**TASK DESCRIPTION**
Skip all pictures, then copy the lines from the start of the data through the line with "const passoDias = 2;", keeping both ends.

**DATA BLOCK**
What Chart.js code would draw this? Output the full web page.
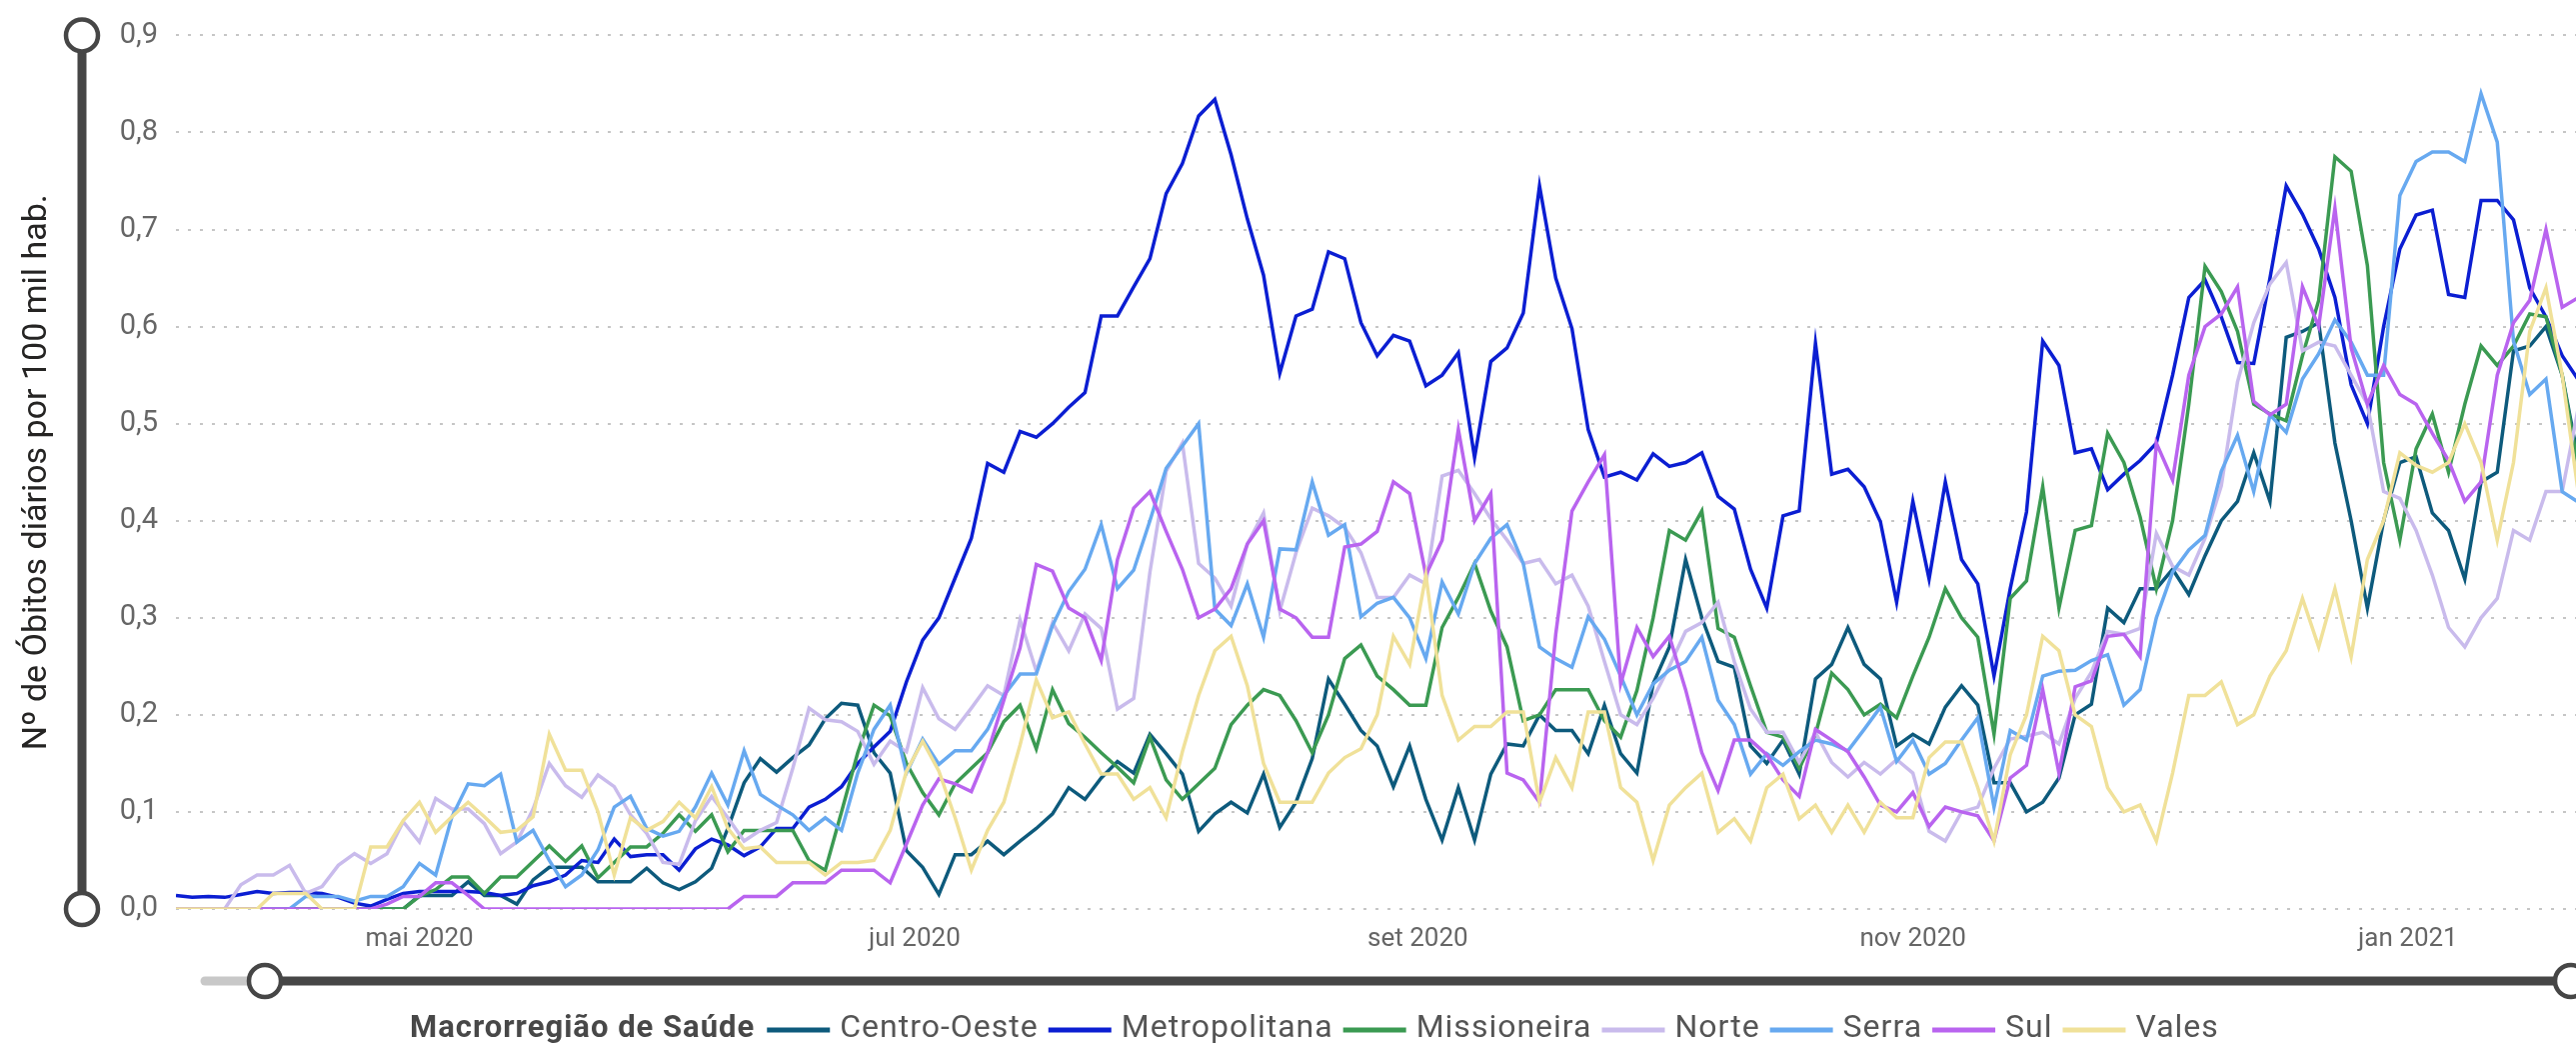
<!DOCTYPE html>
<html lang="pt-BR">
<head>
<meta charset="UTF-8">
<title>Óbitos diários por Macrorregião de Saúde</title>
<script src="https://cdn.jsdelivr.net/npm/chart.js@4"></script>
<style>
  html, body { margin: 0; padding: 0; background: #fff; overflow: hidden; }
  canvas { display: block; }
</style>
</head>
<body>
<canvas id="grafico" width="2577" height="1045"></canvas>
<script>
// valores lidos a cada 2 dias, a partir de 01/04/2020
const inicio = '2020-04-01';
const passoDias = 2;

const regioes = ['Centro-Oeste', 'Metropolitana', 'Missioneira', 'Norte', 'Serra', 'Sul', 'Vales'];
const cores = ['#0d5a7c', '#0b1ed2', '#3b9a52', '#c9bbec', '#67a9f0', '#b964ef', '#f0e199'];

const centroOeste = [
  0, 0, 0, 0, 0, 0, 0, 0, 0, 0,
  0, 0, 0, 0, 0, .014, .014, .014, .028, .014,
  .014, .005, .030, .043, .043, .043, .028, .028, .028, .042,
  .027, .020, .028, .042, .083, .130, .155, .141, .156, .169,
  .196, .212, .210, .161, .140, .060, .043, .015, .056, .056,
  .070, .056, .070, .083, .098, .125, .113, .135, .152, .140,
  .180, .160, .139, .080, .098, .110, .099, .139, .084, .110,
  .155, .237, .211, .184, .168, .126, .168, .113, .071, .125,
  .071, .139, .170, .168, .200, .184, .184, .160, .210, .160,
  .140, .232, .270, .360, .300, .255, .249, .168, .150, .174,
  .139, .237, .252, .290, .252, .237, .168, .180, .170, .208,
  .230, .210, .130, .130, .100, .110, .135, .200, .211, .310,
  .295, .330, .330, .350, .324, .364, .400, .420, .470, .420,
  .589, .595, .604, .480, .400, .310, .400, .460, .466, .408,
  .390, .340, .440, .450, .575, .580, .600, .550, .462
];
const metropolitana = [
  .014, .012, .013, .012, .015, .018, .016, .017, .017, .016,
  .012, .006, .003, .010, .016, .018, .018, .018, .018, .017,
  .014, .016, .024, .028, .035, .050, .048, .072, .054, .056,
  .056, .040, .062, .072, .066, .055, .064, .083, .083, .105,
  .113, .126, .150, .167, .183, .234, .277, .300, .341, .382,
  .459, .450, .492, .486, .500, .517, .532, .611, .611, .641,
  .670, .737, .768, .817, .834, .777, .711, .653, .552, .611,
  .618, .677, .670, .604, .570, .591, .585, .539, .550, .573,
  .465, .564, .578, .614, .745, .650, .598, .494, .445, .450,
  .442, .469, .456, .460, .470, .425, .412, .350, .310, .405,
  .410, .583, .448, .453, .435, .399, .316, .420, .340, .440,
  .360, .335, .240, .330, .409, .585, .560, .470, .474, .432,
  .448, .462, .480, .550, .630, .648, .610, .563, .562, .650,
  .745, .716, .680, .630, .540, .500, .600, .680, .715, .720,
  .633, .630, .730, .730, .710, .640, .610, .570, .545
];
const missioneira = [
  0, 0, 0, 0, 0, 0, 0, 0, 0, 0,
  0, 0, 0, 0, 0, .013, .020, .033, .033, .016,
  .033, .033, .049, .065, .049, .065, .032, .048, .064, .064,
  .078, .097, .080, .097, .059, .081, .081, .081, .081, .050,
  .040, .100, .161, .210, .199, .150, .120, .097, .129, .145,
  .161, .193, .210, .165, .226, .191, .177, .161, .146, .130,
  .177, .133, .113, .129, .145, .190, .210, .226, .220, .194,
  .161, .200, .258, .272, .240, .226, .210, .210, .290, .321,
  .356, .307, .270, .194, .200, .226, .226, .226, .194, .177,
  .225, .300, .390, .380, .410, .289, .280, .230, .182, .177,
  .145, .180, .243, .226, .200, .211, .197, .240, .280, .330,
  .300, .280, .180, .320, .338, .435, .310, .390, .395, .490,
  .460, .404, .330, .400, .520, .662, .636, .595, .520, .510,
  .503, .570, .627, .775, .760, .663, .460, .380, .474, .510,
  .450, .520, .580, .560, .580, .613, .610, .550, .454
];
const norte = [
  0, 0, 0, 0, .025, .035, .035, .045, .016, .023,
  .045, .057, .047, .057, .090, .069, .114, .103, .103, .088,
  .057, .069, .103, .150, .127, .115, .138, .126, .097, .078,
  .048, .046, .091, .116, .094, .070, .081, .089, .145, .207,
  .195, .193, .183, .149, .173, .162, .228, .196, .185, .207,
  .230, .220, .298, .245, .295, .266, .304, .289, .206, .217,
  .347, .451, .480, .356, .341, .312, .376, .408, .307, .367,
  .413, .405, .393, .367, .321, .321, .344, .335, .446, .452,
  .428, .402, .380, .356, .360, .335, .344, .312, .255, .200,
  .190, .217, .250, .286, .295, .316, .255, .206, .182, .182,
  .151, .182, .151, .136, .151, .139, .154, .140, .080, .070,
  .100, .105, .145, .175, .178, .182, .170, .217, .244, .286,
  .283, .289, .387, .353, .344, .382, .436, .543, .604, .644,
  .666, .575, .584, .580, .550, .520, .430, .423, .390, .344,
  .290, .270, .300, .320, .390, .380, .430, .430, .517
];
const serra = [
  0, 0, 0, 0, 0, 0, 0, 0, .013, .013,
  .013, .008, .013, .013, .023, .047, .035, .095, .129, .127,
  .139, .069, .081, .050, .023, .035, .061, .105, .116, .083,
  .075, .080, .105, .140, .107, .163, .118, .107, .097, .081,
  .094, .081, .140, .185, .210, .140, .175, .149, .163, .163,
  .185, .220, .242, .242, .292, .327, .350, .396, .330, .349,
  .400, .454, .477, .500, .309, .292, .335, .280, .371, .370,
  .440, .385, .396, .301, .315, .321, .300, .258, .337, .304,
  .356, .382, .396, .356, .270, .258, .249, .301, .278, .240,
  .200, .232, .246, .255, .280, .215, .190, .139, .160, .148,
  .162, .174, .170, .163, .185, .208, .152, .174, .139, .150,
  .174, .197, .105, .184, .174, .240, .245, .246, .256, .262,
  .210, .226, .300, .347, .370, .385, .451, .488, .430, .509,
  .491, .546, .572, .607, .584, .550, .550, .735, .770, .780,
  .780, .770, .840, .790, .585, .530, .546, .430, .419
];
const sul = [
  0, 0, 0, 0, 0, 0, 0, 0, 0, 0,
  0, 0, 0, .005, .013, .013, .027, .027, .014, 0,
  0, 0, 0, 0, 0, 0, 0, 0, 0, 0,
  0, 0, 0, 0, 0, .013, .013, .013, .027, .027,
  .027, .040, .040, .040, .027, .067, .107, .134, .129, .121,
  .161, .215, .269, .355, .348, .310, .300, .256, .360, .413,
  .430, .389, .350, .300, .309, .330, .376, .400, .309, .300,
  .280, .280, .373, .376, .389, .440, .428, .344, .380, .494,
  .400, .428, .140, .133, .110, .283, .410, .440, .468, .232,
  .290, .260, .281, .226, .161, .122, .174, .174, .159, .133,
  .116, .185, .174, .162, .136, .107, .100, .120, .085, .105,
  .100, .096, .070, .135, .148, .226, .140, .229, .235, .281,
  .283, .260, .480, .442, .550, .600, .613, .641, .523, .509,
  .520, .641, .600, .722, .578, .520, .560, .530, .520, .490,
  .462, .420, .440, .550, .604, .627, .700, .620, .630
];
const vales = [
  0, 0, 0, 0, 0, 0, .016, .016, .016, 0,
  0, 0, .064, .064, .091, .110, .079, .095, .110, .095,
  .079, .081, .095, .180, .143, .143, .100, .035, .094, .081,
  .090, .110, .094, .126, .083, .062, .064, .048, .048, .048,
  .035, .048, .048, .050, .081, .142, .173, .142, .094, .040,
  .081, .110, .169, .236, .197, .203, .170, .139, .139, .113,
  .125, .094, .162, .220, .266, .281, .230, .150, .110, .110,
  .110, .140, .156, .165, .200, .281, .252, .344, .220, .174,
  .188, .188, .203, .203, .110, .156, .125, .203, .203, .125,
  .110, .050, .107, .125, .140, .079, .093, .070, .125, .139,
  .093, .107, .079, .107, .079, .110, .094, .094, .156, .172,
  .172, .125, .070, .159, .200, .281, .266, .200, .188, .125,
  .100, .107, .070, .140, .220, .220, .234, .190, .200, .240,
  .266, .320, .270, .330, .260, .360, .400, .470, .457, .450,
  .460, .500, .460, .380, .460, .595, .640, .550, .428
];

const datasTicks = ['2020-05-01', '2020-07-01', '2020-09-01', '2020-11-01', '2021-01-01'];
const rotulosTicks = ['mai 2020', 'jul 2020', 'set 2020', 'nov 2020', 'jan 2021'];

const series = [centroOeste, metropolitana, missioneira, norte, serra, sul, vales];

// dias desde o início
const diaDe = s => Math.round((Date.parse(s) - Date.parse(inicio)) / 864e5);
const posTicks = datasTicks.map(diaDe);

Chart.defaults.font.family = 'Roboto';

function circulo(ctx, x, y) {
  ctx.beginPath();
  ctx.arc(x, y, 16, 0, Math.PI * 2);
  ctx.fillStyle = '#fff';
  ctx.fill();
  ctx.lineWidth = 4.5;
  ctx.strokeStyle = '#464646';
  ctx.stroke();
}

// controles deslizantes e legenda (estilo Power BI)
const extras = {
  id: 'extras',
  afterDraw(chart) {
    const ctx = chart.ctx;
    const { top, bottom } = chart.chartArea;
    ctx.save();

    ctx.lineWidth = 9;
    ctx.strokeStyle = '#464646';
    ctx.beginPath();
    ctx.moveTo(82, top);
    ctx.lineTo(82, bottom);
    ctx.stroke();
    circulo(ctx, 82, top);
    circulo(ctx, 82, bottom);

    const yS = 981;
    ctx.lineWidth = 9;
    ctx.lineCap = 'round';
    ctx.strokeStyle = '#c8c8c8';
    ctx.beginPath();
    ctx.moveTo(205, yS);
    ctx.lineTo(265, yS);
    ctx.stroke();
    ctx.lineCap = 'butt';
    ctx.strokeStyle = '#464646';
    ctx.beginPath();
    ctx.moveTo(265, yS);
    ctx.lineTo(chart.width, yS);
    ctx.stroke();
    circulo(ctx, 265, yS);
    circulo(ctx, 2572, yS);

    // legenda
    let x = 410;
    const yL = 1029;
    ctx.textBaseline = 'middle';
    ctx.textAlign = 'left';
    ctx.letterSpacing = '1px';
    ctx.font = 'bold 31px Roboto';
    ctx.fillStyle = '#484848';
    const titulo = 'Macrorregião de Saúde';
    ctx.fillText(titulo, x, yL);
    x += ctx.measureText(titulo).width + 12;
    ctx.font = '32px Roboto';
    chart.data.datasets.forEach(ds => {
      ctx.strokeStyle = ds.borderColor;
      ctx.lineWidth = 5;
      ctx.beginPath();
      ctx.moveTo(x, yL + 1);
      ctx.lineTo(x + 63, yL + 1);
      ctx.stroke();
      x += 63 + 10;
      ctx.fillStyle = '#555';
      ctx.fillText(ds.label, x, yL);
      x += ctx.measureText(ds.label).width + 10;
    });
    ctx.restore();
  }
};

const ctx = document.getElementById('grafico').getContext('2d');
new Chart(ctx, {
  type: 'line',
  data: {
    datasets: regioes.map((nome, i) => ({
      label: nome,
      data: series[i].map((v, k) => ({ x: k * passoDias, y: v })),
      borderColor: cores[i],
      backgroundColor: cores[i],
      borderWidth: 3.5,
      pointRadius: 0,
      tension: 0,
      order: regioes.length - i
    }))
  },
  options: {
    responsive: false,
    animation: false,
    devicePixelRatio: 1,
    layout: { padding: { top: 30, right: 0, bottom: 0, left: 0 } },
    plugins: {
      legend: { display: false },
      tooltip: { enabled: false }
    },
    scales: {
      x: {
        type: 'linear',
        min: 0,
        max: 295.7,
        grid: { display: false },
        border: { display: false },
        ticks: {
          autoSkip: false,
          maxRotation: 0,
          padding: 7,
          color: '#666',
          font: { size: 26 },
          callback: (v, i) => rotulosTicks[i]
        },
        afterBuildTicks: s => { s.ticks = posTicks.map(v => ({ value: v })); },
        afterFit: s => { s.height = 136; }
      },
      y: {
        min: 0,
        max: 0.9,
        grid: { color: '#c6c6c6', lineWidth: 2, drawTicks: false },
        border: { display: false, dash: [3, 9] },
        ticks: {
          stepSize: 0.1,
          padding: 18,
          color: '#666',
          font: { size: 29 },
          callback: v => v.toFixed(1).replace('.', ',')
        },
        title: {
          display: true,
          text: 'Nº de Óbitos diários por 100 mil hab.',
          color: '#252423',
          font: { size: 34 },
          padding: { top: 17, bottom: 0 }
        },
        afterFit: s => { s.width = 176; }
      }
    }
  },
  plugins: [extras]
});
</script>
</body>
</html>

**TASK RESPONSE**
What Chart.js code would draw this? Output the full web page.
<!DOCTYPE html>
<html lang="pt-BR">
<head>
<meta charset="UTF-8">
<title>Óbitos diários por Macrorregião de Saúde</title>
<script src="https://cdn.jsdelivr.net/npm/chart.js@4"></script>
<style>
  html, body { margin: 0; padding: 0; background: #fff; overflow: hidden; }
  canvas { display: block; }
</style>
</head>
<body>
<canvas id="grafico" width="2577" height="1045"></canvas>
<script>
// valores lidos a cada 2 dias, a partir de 01/04/2020
const inicio = '2020-04-01';
const passoDias = 2;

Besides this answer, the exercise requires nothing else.